Now the second part of I Corinthians 15:10 came to me, “No, I worked harder than all of them—yet not I, but the grace of God that was within me.” (N.I.V.)  My life hasn’t been any more traumatic or hurtful than anyone else’s, I dare not claim that, but I can also say I was one of those who had to allow God’s grace to work in me harder because I fell for the world’s version of what beautiful and successful was really hard.

Furthermore, “Here is a trustworthy saying that deserves full acceptance:  Christ Jesus came into the world to save sinners—of whom I am the worst.”  (I Timothy 1:15 N.I.V.)  One who enjoyed that one slow dance better than any other dance in my lifetime so far.

Furthermore, I have a sure assurance now that when this life, with all its issues, woes and sorrows is at last over, I am going home.  “Going home, I’ll meet you at the table.  Going home, I’ll meet you in the air…and you are never too young to think about it…I’ll be going home, I’ll be going home…” (CD “Conversations” song, “Going Home” as sung by Sara Groves.)

God Provides-Why do I complain?

Parking in one of my usual spots to wait for my daughter’s school bus I intended to read a book. Instead I found myself watching a bee and a butterfly dine from some flowering weeds.

Confession, I was thinking, “Why did God make flowering weeds? Why ‘waste’ such pretty blooms on a weed?” (similar questions I’ve had about mice, snakes etc…but that’s another post!)

The buzz of the bee helped my attitude shift. The daintiness of the butterfly flitting from flower to flower opened my eyes. Neither the bee nor the butterfly seemed at all concerned that the pollen they were busily collecting was from a weed flower and not a “real” flower. They seemed to be perfectly content with their meal. It occurred to me, that neither bee nor butterfly probably knew a weed flower from a regular flower anyway. Furthermore, I don’t think they would care. They need pollen. God supplied pollen. Their needs are fulfilled.

How many times does God provide for me and I turn away His provision, His gift because I see the weeds and not the flowers on the weeds? To my daughter who comes bounding off her bus and who snatches a handful of weeds for me because the white flowers with yellow centers are “pretty” it doesn’t matter. To the bee and the butterfly it doesn’t matter. Why does it matter to me?

Unlike the bee, the butterfly or my daughter I have the nerve to have a “standard” for the way God chooses to provide for my needs. Another confession, I also have a horrible habit of setting a “standard” of what God provides for my needs.

The Lord’s Prayer has us pray, “Give us this day our daily bread…” it doesn’t say “Give us this day our daily (insert type of bread here)…”   There’s no tag line with various bread type suggests – wheat, rye, pumpernickel, pita etc…

When Abraham took his son up on the mountain where he planned to follow God’s direction and sacrifice him as an offering he said to Isaac, when quizzed about the where the sacrifice was, that God himself would provide. Abraham had no idea he’d find a ram caught in the bushes, but he did. You can bet Abraham didn’t hesitate to accept God’s provision either thinking, “Why not a lamb, or an ox”?

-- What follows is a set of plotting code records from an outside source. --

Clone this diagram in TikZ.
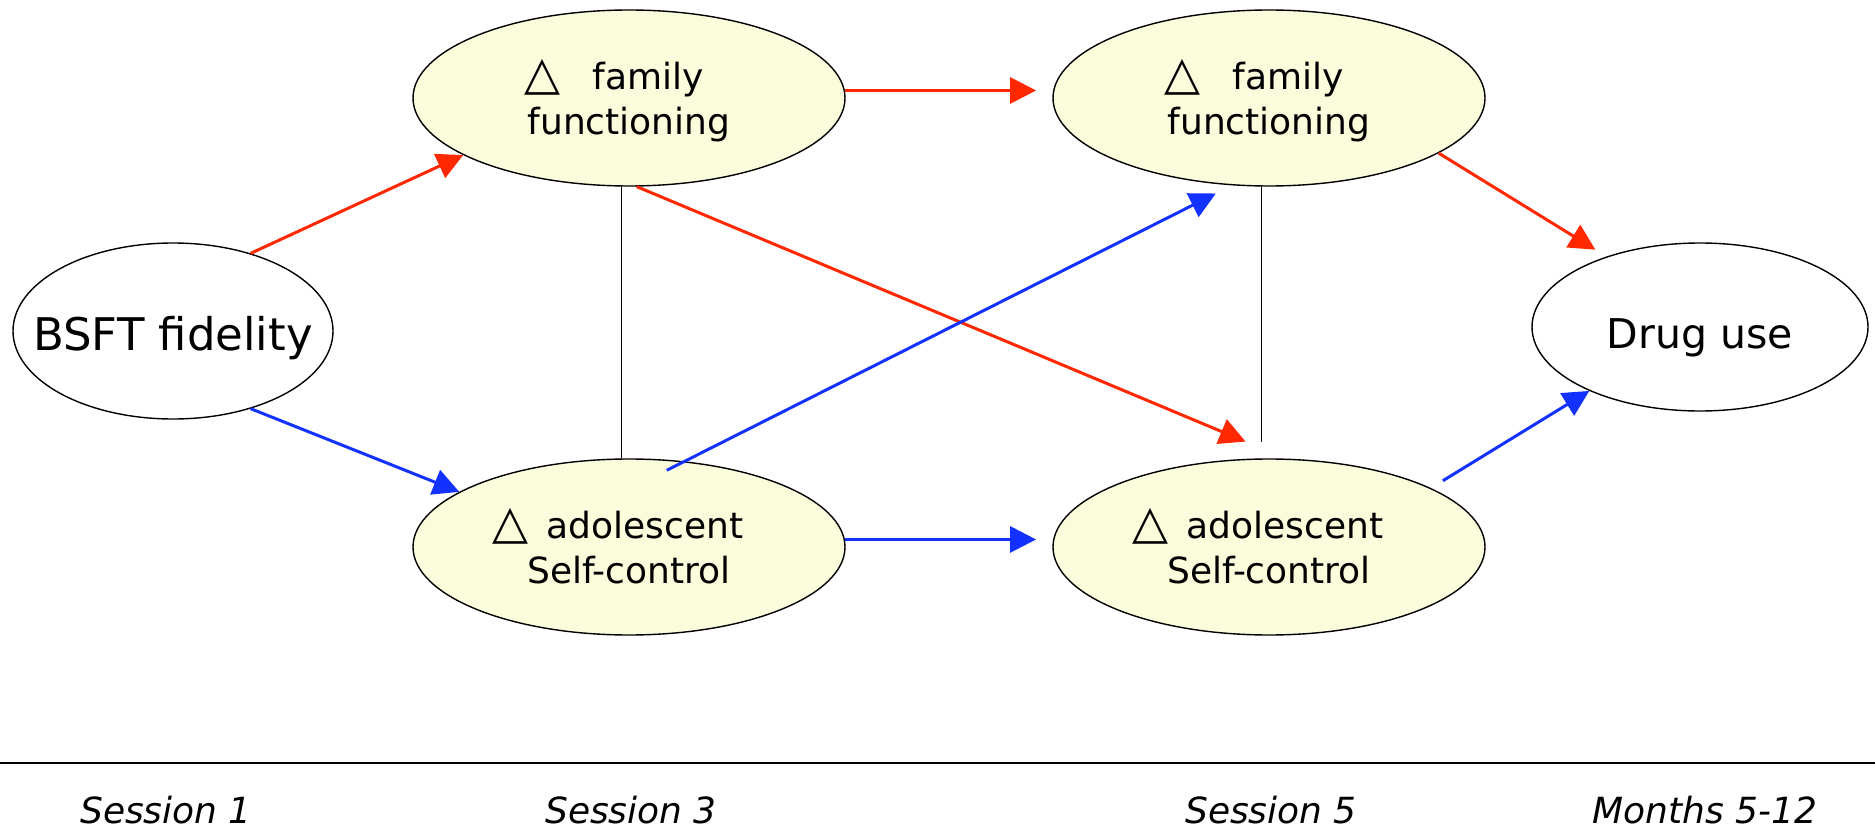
\documentclass[tikz,border=0pt]{standalone}
\usepackage{fontspec}
\setmainfont{DejaVu Sans}
\usetikzlibrary{shapes.geometric,arrows.meta}
\definecolor{arrred}{RGB}{255,40,0}
\definecolor{arrblue}{RGB}{20,50,255}
\definecolor{ovalfill}{RGB}{250,252,220}
\newcommand{\chg}{\smash{\scalebox{1.3}{△}}}

\begin{document}
\begin{tikzpicture}[x=0.5pt, y=-0.5pt,
		oval/.style={ellipse, draw, line width=0.7pt, inner sep=0pt, align=center},
		change/.style={oval, fill=ovalfill, minimum width=216pt, minimum height=88pt, text depth=0pt, font=\fontsize{18}{22.5}\selectfont},
		redarr/.style={-{Triangle[length=13pt,width=13pt]}, arrred, line width=1.5pt},
		bluearr/.style={-{Triangle[length=13pt,width=13pt]}, arrblue, line width=1.5pt},
		link/.style={line width=0.7pt},
		when/.style={font=\fontsize{18}{22}\selectfont\itshape}]
			\useasboundingbox (0,0) rectangle (1875,829);
			% outcome and predictor
			\node[oval, inner xsep=-16pt, minimum width=160pt, minimum height=88pt, font=\fontsize{22.5}{27}\selectfont] (bsft) at (173,331) {\raisebox{-9.5pt}[0pt][0pt]{BSFT fidelity}};
			\node[oval, minimum width=168pt, minimum height=84pt, font=\fontsize{20.5}{25}\selectfont] (drug) at (1700,327) {\raisebox{-10.5pt}[0pt][0pt]{Drug use}};
			% mediators
			\node[change] (ff1) at (629,98) {\chg\hspace{0.9em}family\kern15pt\\functioning};
			\node[change] (sc1) at (629,547) {\chg\hspace{0.5em}adolescent\kern11pt\\Self-control};
			\node[change] (ff2) at (1269,98) {\chg\hspace{0.9em}family\kern15pt\\functioning};
			\node[change] (sc2) at (1269,547) {\chg\hspace{0.5em}adolescent\kern11pt\\Self-control};
			% correlations
			\draw[link] (ff1.265) -- (sc1.95);
			\draw[link, shorten >=8pt] (ff2.265) -- (sc2.95);
			% red paths
			\draw[redarr] (bsft.45) -- (ff1.199);
			\draw[redarr, shorten >=8.5pt] (ff1.2) -- (ff2.178);
			\draw[redarr, shorten >=22pt] (ff1.275) -- (sc2.79);
			\draw[redarr, shorten >=6.5pt] (ff2.342) -- (drug.143);
			% blue paths
			\draw[bluearr] (bsft.315) -- (sc1.162);
			\draw[bluearr, shorten >=8.5pt] (sc1.2) -- (sc2.178);
			\draw[bluearr, shorten <=-10pt, shorten >=9pt] (sc1.57) -- (ff2.247);
			\draw[bluearr, shorten <=7pt] (sc2.20) -- (drug.210);
			% time line
			\draw[line width=0.8pt] (0,763) -- (1875,763);
			\node[when] (s1) at (166,810) {Session 1};
			\node[when] (s3) at (631,810) {Session 3};
			\node[when] (s5) at (1271,810) {Session 5};
			\node[when] (m512) at (1705,810) {Months 5-12};
		\end{tikzpicture}
\end{document}
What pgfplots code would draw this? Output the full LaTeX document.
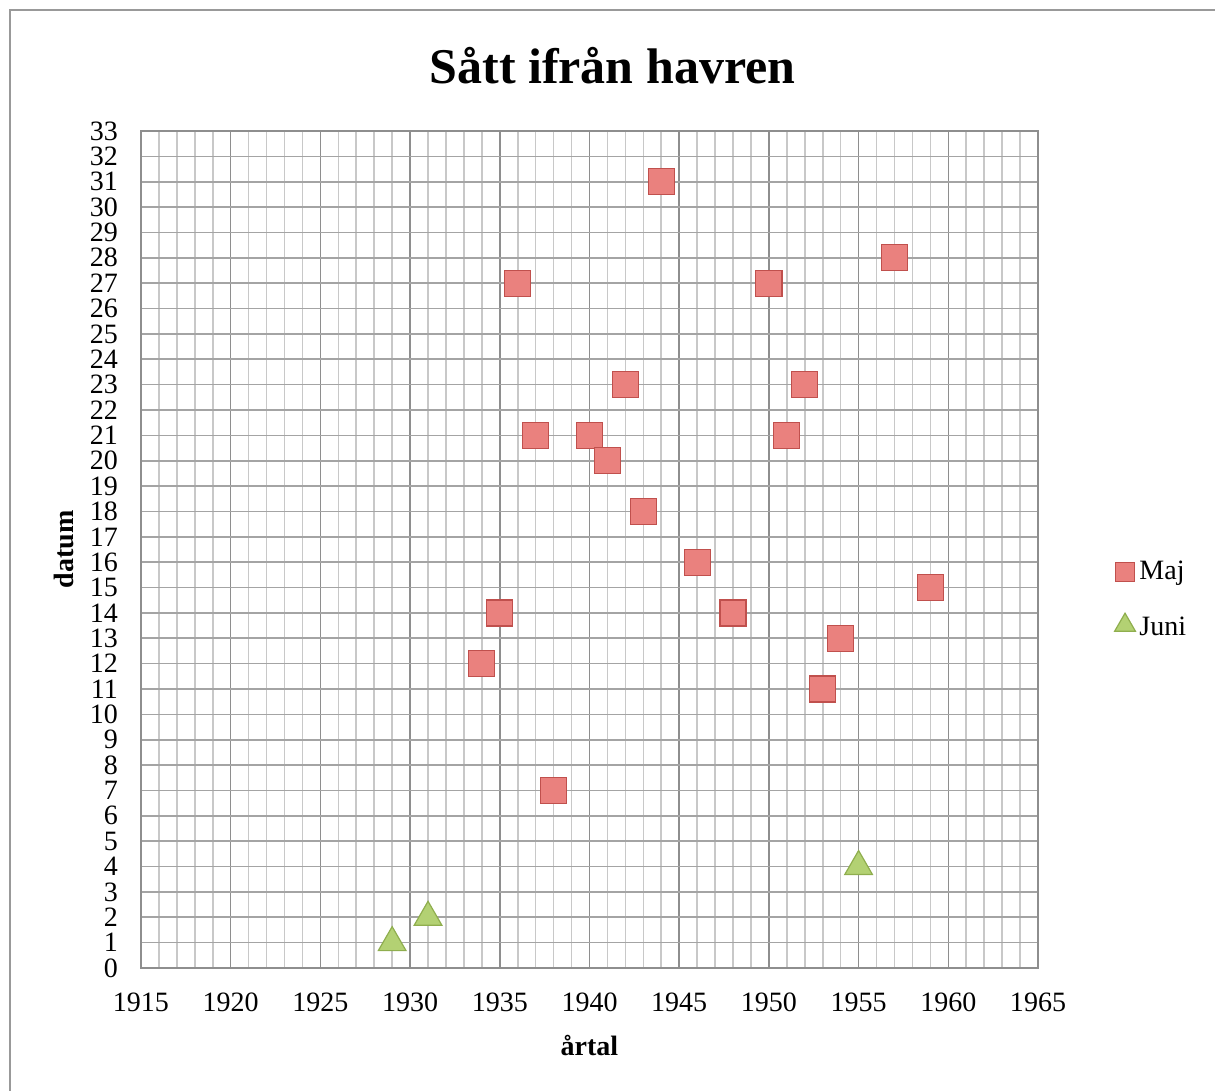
\documentclass[border=0pt]{standalone}
\usepackage{pgfplots}
\pgfplotsset{compat=1.18}
\usepackage{fontspec}
\setmainfont{Liberation Serif}
\definecolor{majfill}{HTML}{EA817E}
\definecolor{majdraw}{HTML}{C0504D}
\definecolor{junfill}{HTML}{B3D173}
\definecolor{jundraw}{HTML}{8FAE4E}
\definecolor{gmaj}{HTML}{8E8E8E}
\definecolor{gy}{HTML}{A4A4A4}
\definecolor{gmin}{HTML}{C8C8C8}
\pgfplotsset{
  majleg/.style={legend image code/.code={\draw[##1, mark size=4.8pt] plot coordinates {(0.1cm,0cm)};}},
  junleg/.style={legend image code/.code={\draw[##1, mark size=6pt] plot coordinates {(0.1cm,0.04cm)};}},
}
\begin{document}
\begin{tikzpicture}
\useasboundingbox (-70.5pt,-61.5pt) rectangle (537pt,484pt);
\draw[gray!80, line width=0.8pt] (-65.5pt,-61.5pt) -- (-65.5pt,479pt) -- (537pt,479pt);
\begin{axis}[
  at={(0,0)}, anchor=south west,
  scale only axis, width=448.5pt, height=418.5pt,
  xmin=1915, xmax=1965, ymin=0, ymax=33,
  xtick={1915,1920,...,1965},
  minor x tick num=4,
  ytick={0,1,...,33},
  grid=both,
  major x grid style={gmaj, line width=0.8pt},
  major y grid style={gy, line width=0.8pt},
  minor x grid style={gmin, line width=0.8pt},
  axis line style={gmaj, line width=0.8pt},
  tick style={draw=none},
  xticklabel style={/pgf/number format/1000 sep={}, font=\fontsize{14}{16}\selectfont, yshift=-9pt},
  yticklabel style={font=\fontsize{14}{16}\selectfont, xshift=-8pt},
  /pgf/number format/assume math mode=true,
  xlabel={\textbf{årtal}},
  ylabel={\textbf{datum}},
  xlabel style={font=\fontsize{14}{16}\selectfont, yshift=-5pt},
  ylabel style={font=\fontsize{14}{16}\selectfont, yshift=1pt},
  title={\textbf{Sått ifrån havren}},
  title style={font=\fontsize{25}{30}\selectfont, yshift=14pt, xshift=11.5pt},
  legend style={draw=none, fill=none, at={(1.085,0.440)}, anchor=west, font=\fontsize{14}{16}\selectfont, row sep=13pt, inner sep=0pt},
  legend cell align=left,
]
\addplot[only marks, mark=square*, mark size=6.5pt, mark options={fill=majfill, draw=majdraw, line width=0.6pt}, majleg] coordinates {
(1934,12) (1935,14) (1936,27) (1937,21) (1938,7) (1940,21) (1941,20) (1942,23)
(1943,18) (1944,31) (1946,16) (1948,14) (1950,27) (1951,21) (1952,23) (1953,11)
(1954,13) (1957,28) (1959,15)};
\addlegendentry{Maj}
\addplot[only marks, mark=triangle*, mark size=8pt, mark options={fill=junfill, draw=jundraw, line width=0.6pt}, junleg] coordinates {
(1929,1) (1931,2) (1955,4)};
\addlegendentry{Juni}
\end{axis}
\end{tikzpicture}
\end{document}
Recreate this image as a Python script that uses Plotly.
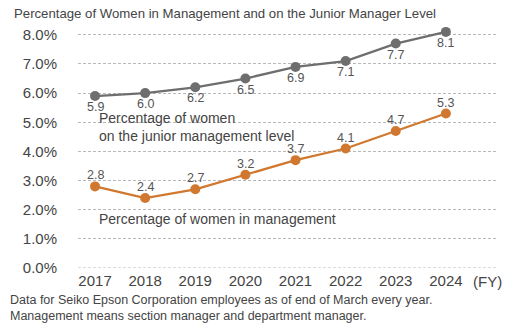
import plotly.graph_objects as go

years = [2017, 2018, 2019, 2020, 2021, 2022, 2023, 2024]
junior_mgmt = [5.9, 6.0, 6.2, 6.5, 6.9, 7.1, 7.7, 8.1]
mgmt = [2.8, 2.4, 2.7, 3.2, 3.7, 4.1, 4.7, 5.3]
y_ticks = [0, 1, 2, 3, 4, 5, 6, 7, 8]
y_tick_text = ["0.0%", "1.0%", "2.0%", "3.0%", "4.0%", "5.0%", "6.0%", "7.0%", "8.0%"]

GRAY = "#6e6e6e"
ORANGE = "#d0782f"
TEXT = "#444444"
GRID = "#b8b8b8"
FONT = "Liberation Sans, Arial, sans-serif"

W, H = 520, 328
ML, MR, MT, MB = 78, 22, 29, 60


def px(xp, yp):
    """Convert page pixels to paper coordinates of the plot area."""
    return (xp - ML) / (W - ML - MR), (H - MB - yp) / (H - MT - MB)


fig = go.Figure()
for vals, color in ((junior_mgmt, GRAY), (mgmt, ORANGE)):
    fig.add_trace(go.Scatter(
        x=years, y=vals, mode="lines+markers",
        line=dict(color=color, width=2.3), marker=dict(color=color, size=10),
        cliponaxis=False, showlegend=False,
    ))

# value labels: below the junior-level points, above the management points
for yr, v in zip(years, junior_mgmt):
    fig.add_annotation(x=yr, y=v, text=f"{v:.1f}", showarrow=False,
                       yshift=-11, font=dict(size=12.5, color="#555555"))
for yr, v in zip(years, mgmt):
    fig.add_annotation(x=yr, y=v, text=f"{v:.1f}", showarrow=False,
                       yshift=11, font=dict(size=12.5, color="#555555"))

fig.update_layout(
    width=W, height=H,
    margin=dict(l=ML, r=MR, t=MT, b=MB),
    plot_bgcolor="white", paper_bgcolor="white",
    font=dict(family=FONT, color=TEXT),
    xaxis=dict(
        range=[2016.66, 2025.04], tickvals=years, ticktext=[str(y) for y in years],
        showgrid=False, zeroline=False, showline=False, ticks="",
        tickfont=dict(size=15, color=TEXT), ticklabelstandoff=2,
    ),
    yaxis=dict(
        range=[0, 8.2], tickvals=y_ticks, ticktext=y_tick_text,
        showgrid=True, gridcolor=GRID, griddash="3px,2px", gridwidth=1,
        zeroline=False, showline=False, ticks="",
        tickfont=dict(size=15, color=TEXT), ticklabelstandoff=20,
    ),
)
# dashed baseline at zero
fig.add_shape(type="line", xref="paper", yref="y", x0=0, x1=1, y0=0, y1=0,
              line=dict(color=GRID, width=1, dash="3px,2px"), layer="below")


def note(xp, yp, text, size, xanchor="left"):
    x, y = px(xp, yp)
    fig.add_annotation(xref="paper", yref="paper", x=x, y=y,
                       xanchor=xanchor, yanchor="middle", showarrow=False,
                       align="left", text=text, font=dict(size=size, color=TEXT))


note(12, 13, "Percentage of Women in Management and on the Junior Manager Level", 13.2)
note(487, 281, "(FY)", 15, xanchor="center")
note(97, 127, "Percentage of women<br>on the junior management level", 14)
note(97, 219, "Percentage of women in management", 14)
note(8, 308, "Data for Seiko Epson Corporation employees as of end of March every year.<br>"
             "Management means section manager and department manager.", 12.5)

fig.write_html("out.html")
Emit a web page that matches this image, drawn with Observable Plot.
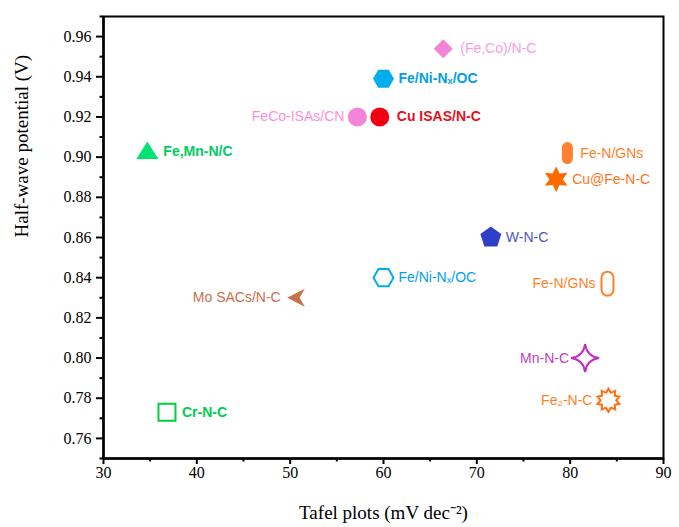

I’m just a woman with a family and many are our daily needs. Who am I to questions or restrict or try to dictate how, when and where God supplies those needs? Who am I to turn down His provision because it doesn’t meet MY standards?!

As we pull away from the roadside the flowering weeds wave in the breeze, the bee and the butterfly have moved on to a new dining hall and the flowering weeds my daughter picked are already dying snatched from their stalks. But alive in me is the assurance God indeed does provide if only I stop looking at the packaging and see instead the blessing.